Prince Harry’s Escapade: Why Men Must Do Their Duty
Prince Harry of Wales has become the international poster-child for today’s playboy Peter Pans.
Though the Prince’s recent escapade in a Las Vegas hotel has been soft-pedaled by some commentators as “harmless,” his conduct was atrocious and unbefitting his age and station. As a 27-year-old man of royal lineage, Prince Harry should be acting with a high sense of noblesse oblige and recognize that his every step disciples other men concerning their behavior.

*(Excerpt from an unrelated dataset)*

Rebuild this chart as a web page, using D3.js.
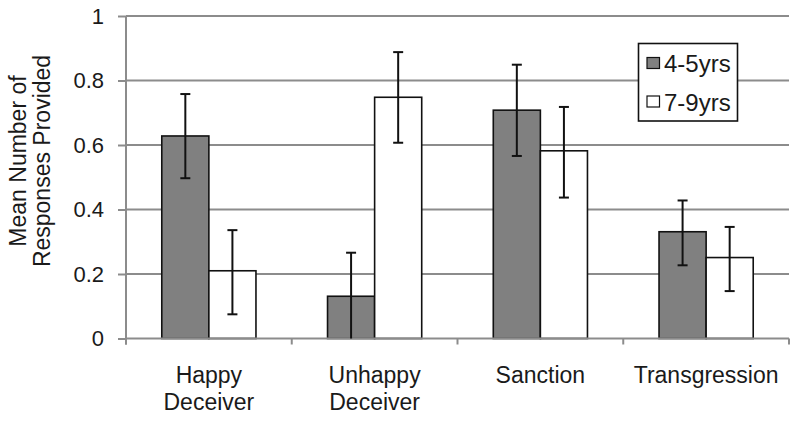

His recent actions convey this pathetic message: that it’s acceptable for men of responsibility to cavort in the nude with women they have barely met to entertain a little fleshly pleasure. The UK Telegraph’s Peter Oborne rightly decried this accommodating view:
Some people will argue that this latest episode is nothing to worry about. . . . They will say that it’s his own business what he gets up to in the privacy of a hotel room. . . . And it is certainly true that this incident will not spark off a crisis. The Royal family will survive. The reputation of the Queen remains as high as ever. But Prince Harry’s conduct should still cause concern—and here’s why. Ultimately, the Royal family is about one word: duty.1
Oborne’s call for Prince Harry to act with “duty” is one not limited to British royalty, however, but is a call that all Christian men should heed with resolve. Why? Because we are a “royal priesthood” (1 Peter 2:9) who have been “bought with a price” (1 Corinthians 6:20a), and we must therefore “glorify God in [our] body” (1 Corinthians 6:20b). This is our duty as Christian men.

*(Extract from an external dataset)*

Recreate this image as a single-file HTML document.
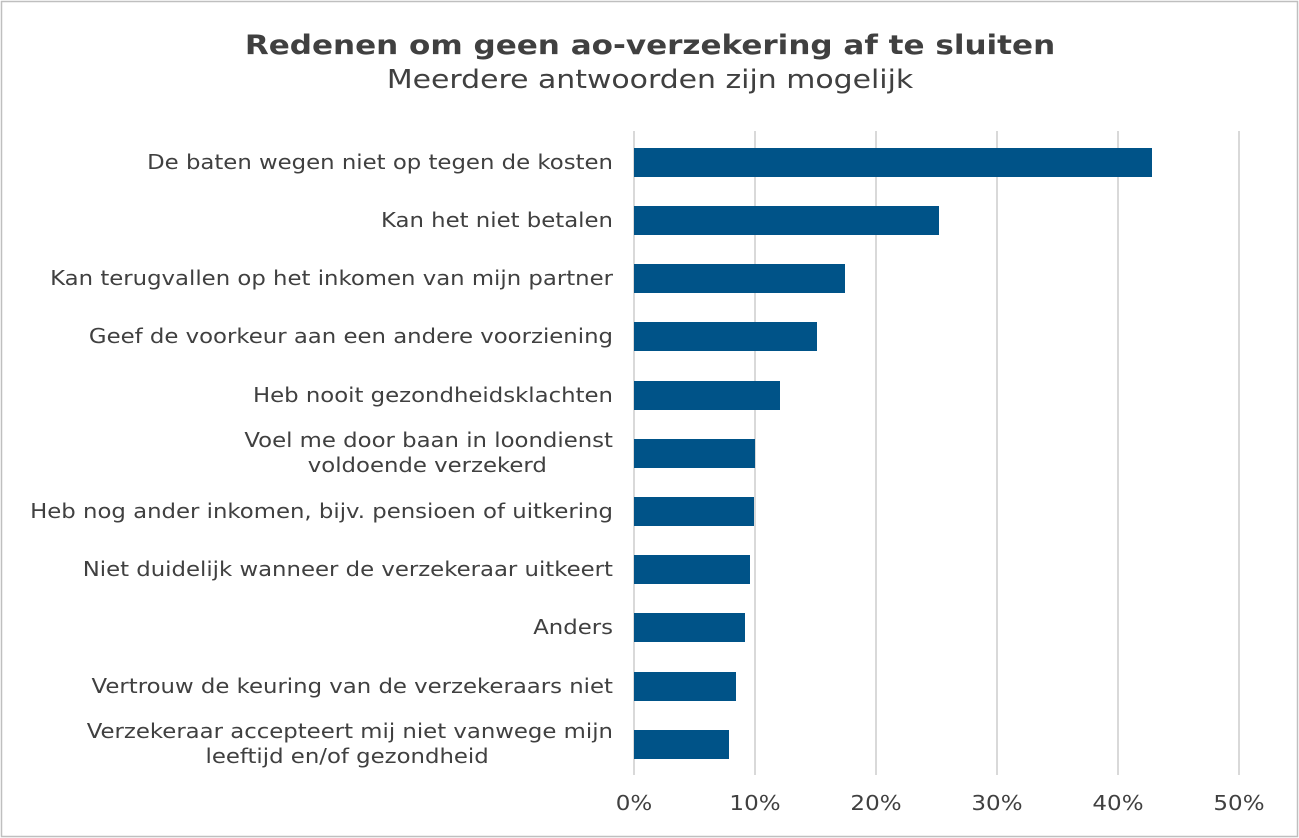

Regrettably, Prince Harry’s outrageous escapade is indicative of an epidemic of male immaturity on both sides of the Atlantic. The state of manhood in the West is at a low-point. A recent study revealed this shameful statistic: that 18 to 34-year-old men spend more time playing video games a day than 12 to 17-year-old boys do.2
Newsweek columnist Tony Dokoupil has noted five key milestones where today’s men are failing:
[T]he traditional markers of manhood—leaving home, getting an education, finding a partner, starting work and becoming a father—have moved downfield as the passage from adolescence to adulthood has evolved from “a transitional moment to a whole new stage of life.” In 1960, almost 70 percent of men had reached these milestones by the age of 30. Today, less than a third of males that age can say the same.3
Dokoupil states further: “Today’s guys are perhaps the first downwardly mobile—and endlessly adolescent—generation of men in U.S. history.”4
This tidal wave of immaturity among today’s 20 and 30-something Peter Pans threatens to destroy the beachhead of our civilization. If the West is to be saved, we must forsake the lures of Neverland.
Men must stand athwart the current of irresponsibility and dutifully lead.